Often, the rules that get repealed “nobody cares about anymore: they aren’t imposing any costs at all because things have moved on,” Mr. Coglianese says. In 2004, for example, a rule protecting consumers from airlines’ deceptive airline ticket sales was repealed. It didn’t matter much because airlines no longer owned the major reservation systems.
Canada and Britain, which have versions of Mr. Trump’s “one in, two out” order, don’t offer much prospect for radical rollback.
“There were very few instances where we repealed regulation outright,” says Jitinder Kohli, who ran Britain’s regulatory overseer from 2005 to 2009 and is now with Deloitte Consulting. “It was very rare that the original intent of the regulation no longer made sense.”

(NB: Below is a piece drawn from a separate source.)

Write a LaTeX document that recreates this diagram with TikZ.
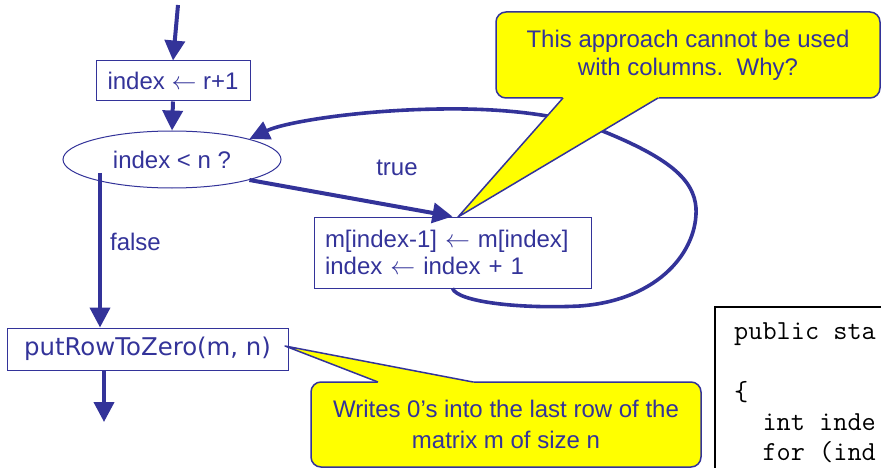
\documentclass[tikz,border=0pt]{standalone}
\usepackage{fontspec}
\setmainfont{Liberation Sans}
\newfontfamily\vfont{DejaVu Sans}
\usetikzlibrary{arrows.meta,shapes.geometric}
\definecolor{navy}{HTML}{333399}
\definecolor{callyellow}{HTML}{FFFF00}
\newcommand{\larr}{\ensuremath{\leftarrow}}
\begin{document}
\begin{tikzpicture}[x=1pt,y=-1pt,
  every node/.style={text=navy, font=\fontsize{24}{28}\selectfont, inner sep=0pt},
  flowbox/.style={draw=navy, line width=1pt, rectangle},
  flow/.style={draw=navy, line width=4pt, -{Triangle[length=20pt,width=20pt]}},
  loopline/.style={draw=navy, line width=3.6pt, -{Triangle[length=20pt,width=19pt]}},
  callbody/.style={draw=navy, fill=callyellow, line width=1.5pt, rounded corners=10pt, align=center},
  callptr/.style={draw=navy, line width=1.5pt, line join=round},
  codeline/.style={text=black, anchor=base west, font=\ttfamily\fontsize{27.5}{30}\selectfont}
]
\useasboundingbox (0,0) rectangle (881,468);
\clip (0,0) rectangle (881,468);

% flowchart nodes
\node[flowbox, minimum width=154pt, minimum height=40pt] (b1) at (173,81) {index \larr\ r+1};
\node[ellipse, draw=navy, line width=1pt, minimum width=218pt, minimum height=57pt] (ell) at (172,159.5) {index < n ?};
\node[flowbox, align=left, text width=255pt, inner xsep=11pt, minimum height=71pt,
      font=\fontsize{24}{27.8}\selectfont] (m) at (452.5,252.5) {m[index-1] \larr\ m[index]\\index \larr\ index + 1};
\node[flowbox, minimum width=281pt, minimum height=42pt, font=\vfont\fontsize{24.4}{28}\selectfont] (put) at (147.5,349) {putRowToZero(m, n)};
\node (true) at (397,168) {true};
\node (false) at (135.5,242) {false};

% connectors
\coordinate (start) at (178,5);
\coordinate (fs) at (100,173);
\coordinate (bend) at (104,422);
\draw[flow] (start) -- (b1.north);
\draw[flow] (b1.south) -- (ell.north);
\draw[flow] (ell.south east) -- (m.north);
\draw[flow] (fs) -- (fs |- put.north);
\draw[flow] (bend |- put.south) -- (bend);
\draw[loopline] (m.south) .. controls (458,302) and (520,309) .. (580,306)
   .. controls (660,300) and (698,250) .. (696,208)
   .. controls (694,180) and (670,158) .. (600,130)
   .. controls (560,114) and (500,108) .. (440,109)
   .. controls (360,110) and (285,122) .. (ell.north east);

% callout 1
\node[callbody, minimum width=384pt, minimum height=86pt] (c1) at (688,55)
  {This approach cannot be used\\with columns.\ \ Why?};
\coordinate (p1tip) at (458,217);
\fill[callyellow] (561,95) -- (563,98) -- (p1tip) -- (658,98) -- (661,95) -- cycle;
\draw[callptr] (563,98) -- (p1tip) -- (658,98);

% callout 2
\node[callbody, minimum width=390pt, minimum height=85pt, font=\fontsize{24}{31}\selectfont] (c2) at (506,424.5)
  {Writes 0’s into the last row of the\\matrix m of size n};
\coordinate (p2tip) at (285,346);
\fill[callyellow] (376,385) -- (378,382) -- (p2tip) -- (473,382) -- (475,385) -- cycle;
\draw[callptr] (378,382) -- (p2tip) -- (473,382);

% code box
\node[draw=black, line width=2pt, anchor=north west, minimum width=220pt, minimum height=220pt] (code) at (714,306) {};
\node[codeline] (cl1) at (734,339) {public sta};
\node[codeline] (cl2) at (734,400) {\{};
\node[codeline] (cl3) at (734,430) {\phantom{xx}int inde};
\node[codeline] (cl4) at (734,460) {\phantom{xx}for (ind};
\end{tikzpicture}
\end{document}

More often, he said, there were more efficient ways to carry out the rule. Britain now mandates £3 of regulatory cost reduction for each pound of cost increase, yet its national auditor has found that costs are so poorly understood, it is unclear what good the government has achieved. For its part, Canada’s regulatory reduction program only covers paperwork costs.
Mr. Trump’s order requires the costs of any new rule be fully offset by repealed rules in any given year, but has yet to specify how to measure those costs. No cost estimate exists for many rules, and those that do haven’t been updated since the rules were passed.
Much of what business spends complying with a rule, such as designing more fuel-efficient cars, is “sunk,” and can’t be recovered. “The regulated party may even resist change,” says Susan Dudley, a Bush regulatory official and now director of the George Washington University Regulatory Studies Center. Dropping the requirement for air bags, for instance, won’t make car manufacturers stop installing them.
Mr. Trump’s order could provide a powerful prod to agencies to look for old, costly rules since, if they can’t find any, they may be unable to issue new rules. Even so, laws and courts can still demand that rules be written. Mr. Trump wants to repeal Mr. Obama’s Clean Power Plan. He would still be faced with a 2007 Supreme Court decision that the Environmental Protection Agency regulate carbon-dioxide emissions under the Clean Air Act.
There are more effective albeit less sexy ways to improve regulation: standardize the measure of both costs and benefits, force both Congress and federal agencies to submit laws and major new rules to independent cost-benefit analysis, then mandate a reassessment of the results several years later.
Yet the regulatory burden will likely keep growing so long as the priorities of Congress and the president require it. After the Sept. 11, 2001, terrorist attacks, Mr. Bush created an entire new federal department with thousands of new employees to counter terrorism. Mr. Obama’s health care and financial regulation laws required agencies to issue thousands of rules regardless of their costs and benefits.
Mr. Trump may not be not immune. He enacted a temporary ban on visitors from seven mostly Muslim countries over concerns that terrorists might enter the U.S. The president also suspended the U.S. refugee program for four months and reduced the number of refugees the U.S. will accept in fiscal year 2017 to 50,000. How would this perform on a cost-benefit test?
Alex Nowrasteh, an immigration expert at the libertarian Cato Institute, estimates the average American has a one in 3.6 billion chance each year of being killed by a refugee who becomes a terrorist, meaning there is a small benefit from the new rule. At the same time, he puts the cost of Mr. Trump’s order at $350 million per life saved since fewer immigrants make the workforce less efficient. By comparison, federal guidance usually puts the statistical value of a human life at $10 million.
Which simply proves that when a president’s priorities are at stake, the cost of regulation is seldom an object.